===== Available data

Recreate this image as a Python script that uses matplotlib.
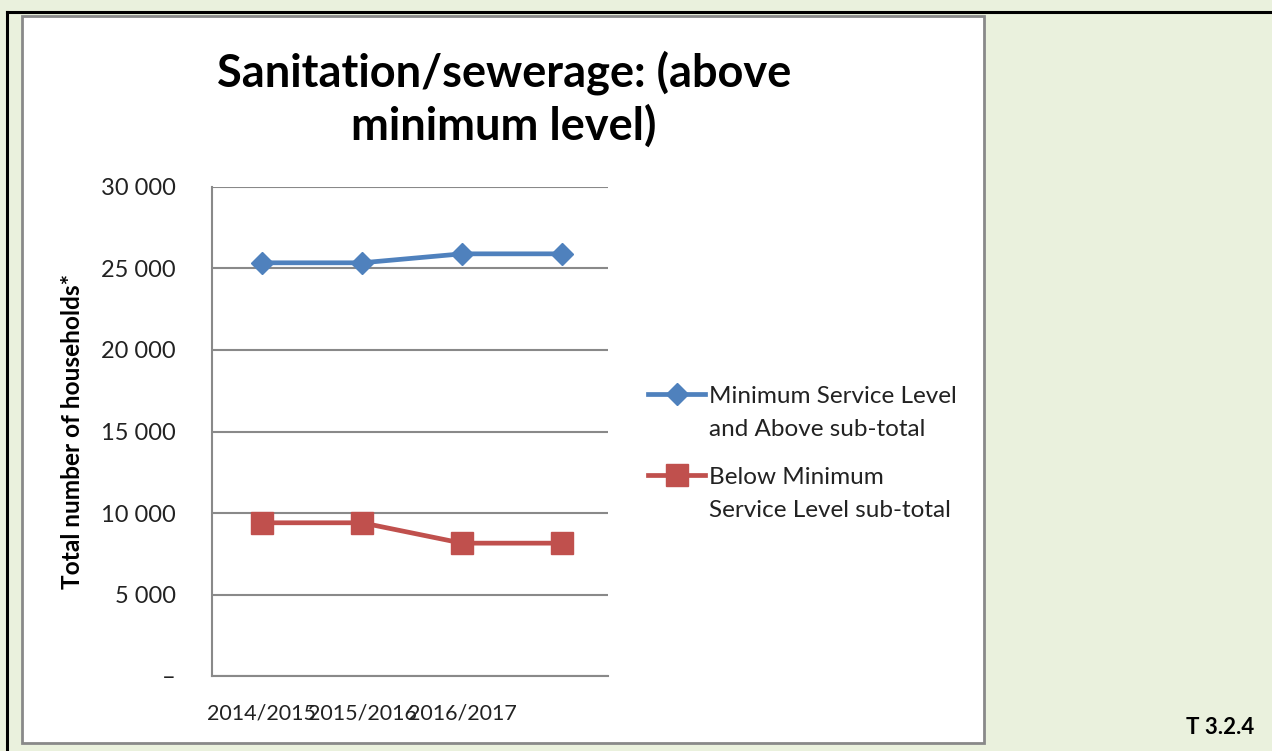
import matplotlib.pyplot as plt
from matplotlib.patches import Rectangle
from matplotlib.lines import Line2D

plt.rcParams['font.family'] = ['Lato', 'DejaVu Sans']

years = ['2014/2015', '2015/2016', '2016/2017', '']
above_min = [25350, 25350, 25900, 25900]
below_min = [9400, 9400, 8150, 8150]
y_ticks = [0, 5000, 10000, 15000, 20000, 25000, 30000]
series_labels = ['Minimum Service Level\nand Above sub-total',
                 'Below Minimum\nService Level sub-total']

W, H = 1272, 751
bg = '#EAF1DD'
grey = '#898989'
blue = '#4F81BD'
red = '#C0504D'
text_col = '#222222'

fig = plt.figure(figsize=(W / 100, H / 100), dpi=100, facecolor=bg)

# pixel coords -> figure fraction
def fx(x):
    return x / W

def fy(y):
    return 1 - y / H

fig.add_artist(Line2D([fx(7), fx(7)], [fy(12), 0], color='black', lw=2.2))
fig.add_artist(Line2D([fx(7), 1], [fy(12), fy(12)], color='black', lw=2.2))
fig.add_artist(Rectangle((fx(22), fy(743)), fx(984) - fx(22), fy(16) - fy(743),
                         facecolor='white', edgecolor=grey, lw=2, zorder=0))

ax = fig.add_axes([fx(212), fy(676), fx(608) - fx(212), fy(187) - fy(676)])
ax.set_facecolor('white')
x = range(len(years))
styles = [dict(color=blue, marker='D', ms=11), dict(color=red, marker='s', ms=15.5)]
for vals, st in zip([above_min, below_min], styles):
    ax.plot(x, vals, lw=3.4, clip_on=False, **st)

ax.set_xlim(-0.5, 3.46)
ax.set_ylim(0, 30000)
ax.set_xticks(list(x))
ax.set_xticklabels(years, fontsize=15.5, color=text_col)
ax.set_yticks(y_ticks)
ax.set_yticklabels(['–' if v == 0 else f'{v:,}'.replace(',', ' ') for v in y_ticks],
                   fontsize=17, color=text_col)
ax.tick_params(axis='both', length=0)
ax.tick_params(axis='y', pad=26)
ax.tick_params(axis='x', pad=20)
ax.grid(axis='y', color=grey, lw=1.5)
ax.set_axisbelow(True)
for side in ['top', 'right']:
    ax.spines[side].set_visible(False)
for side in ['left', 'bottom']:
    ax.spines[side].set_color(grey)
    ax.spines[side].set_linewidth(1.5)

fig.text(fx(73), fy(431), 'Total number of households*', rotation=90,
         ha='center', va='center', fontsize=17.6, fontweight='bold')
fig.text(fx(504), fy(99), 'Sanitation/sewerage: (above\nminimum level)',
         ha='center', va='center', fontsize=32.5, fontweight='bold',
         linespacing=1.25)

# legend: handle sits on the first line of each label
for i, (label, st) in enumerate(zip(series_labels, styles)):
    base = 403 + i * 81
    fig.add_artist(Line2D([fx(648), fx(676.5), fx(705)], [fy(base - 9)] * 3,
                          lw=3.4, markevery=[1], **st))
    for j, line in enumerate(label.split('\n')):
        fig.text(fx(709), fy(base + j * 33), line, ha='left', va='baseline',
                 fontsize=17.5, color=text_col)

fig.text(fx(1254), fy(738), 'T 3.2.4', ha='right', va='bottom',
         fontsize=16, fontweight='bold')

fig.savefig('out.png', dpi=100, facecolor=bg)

==========
===== Available data

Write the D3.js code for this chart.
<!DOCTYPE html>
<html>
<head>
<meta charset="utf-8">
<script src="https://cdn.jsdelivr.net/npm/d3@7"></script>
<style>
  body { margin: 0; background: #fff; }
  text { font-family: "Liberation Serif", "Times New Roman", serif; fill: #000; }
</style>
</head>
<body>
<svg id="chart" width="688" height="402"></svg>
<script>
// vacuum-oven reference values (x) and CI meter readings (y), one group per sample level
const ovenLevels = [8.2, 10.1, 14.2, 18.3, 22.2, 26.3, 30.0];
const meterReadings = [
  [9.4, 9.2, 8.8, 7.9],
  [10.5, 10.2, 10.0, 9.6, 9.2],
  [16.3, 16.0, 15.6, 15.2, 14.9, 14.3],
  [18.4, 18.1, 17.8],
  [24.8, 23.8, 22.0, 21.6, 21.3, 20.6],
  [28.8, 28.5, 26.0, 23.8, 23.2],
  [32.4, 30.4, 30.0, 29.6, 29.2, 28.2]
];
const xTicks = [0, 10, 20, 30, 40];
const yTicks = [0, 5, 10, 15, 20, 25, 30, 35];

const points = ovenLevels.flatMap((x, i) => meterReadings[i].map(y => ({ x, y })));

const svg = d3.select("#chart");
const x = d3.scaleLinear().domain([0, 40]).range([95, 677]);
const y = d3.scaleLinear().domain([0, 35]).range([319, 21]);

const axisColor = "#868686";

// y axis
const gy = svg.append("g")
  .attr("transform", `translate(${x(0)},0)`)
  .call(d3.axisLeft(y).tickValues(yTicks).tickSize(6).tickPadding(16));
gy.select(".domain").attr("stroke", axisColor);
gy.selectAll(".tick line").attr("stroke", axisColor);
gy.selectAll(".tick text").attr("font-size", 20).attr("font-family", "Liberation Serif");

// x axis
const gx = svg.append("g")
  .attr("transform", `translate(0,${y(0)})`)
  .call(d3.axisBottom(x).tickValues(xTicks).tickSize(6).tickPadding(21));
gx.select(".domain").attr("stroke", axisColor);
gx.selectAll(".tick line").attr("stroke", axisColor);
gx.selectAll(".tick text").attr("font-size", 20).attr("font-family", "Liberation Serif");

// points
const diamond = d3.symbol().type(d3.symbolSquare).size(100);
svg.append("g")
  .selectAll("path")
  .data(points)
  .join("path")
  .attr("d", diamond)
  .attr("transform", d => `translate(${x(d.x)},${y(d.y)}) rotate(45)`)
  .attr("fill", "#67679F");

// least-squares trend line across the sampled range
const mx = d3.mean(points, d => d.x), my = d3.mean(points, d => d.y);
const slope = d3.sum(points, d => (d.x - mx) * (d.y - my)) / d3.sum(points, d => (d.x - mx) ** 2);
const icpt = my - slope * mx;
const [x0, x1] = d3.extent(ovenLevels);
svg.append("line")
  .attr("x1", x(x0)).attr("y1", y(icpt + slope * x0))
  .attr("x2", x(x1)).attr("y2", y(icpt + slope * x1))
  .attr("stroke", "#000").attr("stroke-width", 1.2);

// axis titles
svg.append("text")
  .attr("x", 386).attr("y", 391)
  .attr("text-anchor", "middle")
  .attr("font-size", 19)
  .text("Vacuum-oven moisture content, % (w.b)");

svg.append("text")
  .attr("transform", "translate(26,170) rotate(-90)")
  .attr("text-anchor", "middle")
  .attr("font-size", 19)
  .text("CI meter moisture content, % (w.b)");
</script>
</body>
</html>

==========

_Given instruction_
Copy nothing but the lines above from the one with "Recreate this image" to the one with "ax.spines[side].set_linewidth(1.5)", inclusive, word for word. Leave every picture out.

_Exercise output_
Recreate this image as a Python script that uses matplotlib.
import matplotlib.pyplot as plt
from matplotlib.patches import Rectangle
from matplotlib.lines import Line2D

plt.rcParams['font.family'] = ['Lato', 'DejaVu Sans']

years = ['2014/2015', '2015/2016', '2016/2017', '']
above_min = [25350, 25350, 25900, 25900]
below_min = [9400, 9400, 8150, 8150]
y_ticks = [0, 5000, 10000, 15000, 20000, 25000, 30000]
series_labels = ['Minimum Service Level\nand Above sub-total',
                 'Below Minimum\nService Level sub-total']

W, H = 1272, 751
bg = '#EAF1DD'
grey = '#898989'
blue = '#4F81BD'
red = '#C0504D'
text_col = '#222222'

fig = plt.figure(figsize=(W / 100, H / 100), dpi=100, facecolor=bg)

# pixel coords -> figure fraction
def fx(x):
    return x / W

def fy(y):
    return 1 - y / H

fig.add_artist(Line2D([fx(7), fx(7)], [fy(12), 0], color='black', lw=2.2))
fig.add_artist(Line2D([fx(7), 1], [fy(12), fy(12)], color='black', lw=2.2))
fig.add_artist(Rectangle((fx(22), fy(743)), fx(984) - fx(22), fy(16) - fy(743),
                         facecolor='white', edgecolor=grey, lw=2, zorder=0))

ax = fig.add_axes([fx(212), fy(676), fx(608) - fx(212), fy(187) - fy(676)])
ax.set_facecolor('white')
x = range(len(years))
styles = [dict(color=blue, marker='D', ms=11), dict(color=red, marker='s', ms=15.5)]
for vals, st in zip([above_min, below_min], styles):
    ax.plot(x, vals, lw=3.4, clip_on=False, **st)

ax.set_xlim(-0.5, 3.46)
ax.set_ylim(0, 30000)
ax.set_xticks(list(x))
ax.set_xticklabels(years, fontsize=15.5, color=text_col)
ax.set_yticks(y_ticks)
ax.set_yticklabels(['–' if v == 0 else f'{v:,}'.replace(',', ' ') for v in y_ticks],
                   fontsize=17, color=text_col)
ax.tick_params(axis='both', length=0)
ax.tick_params(axis='y', pad=26)
ax.tick_params(axis='x', pad=20)
ax.grid(axis='y', color=grey, lw=1.5)
ax.set_axisbelow(True)
for side in ['top', 'right']:
    ax.spines[side].set_visible(False)
for side in ['left', 'bottom']:
    ax.spines[side].set_color(grey)
    ax.spines[side].set_linewidth(1.5)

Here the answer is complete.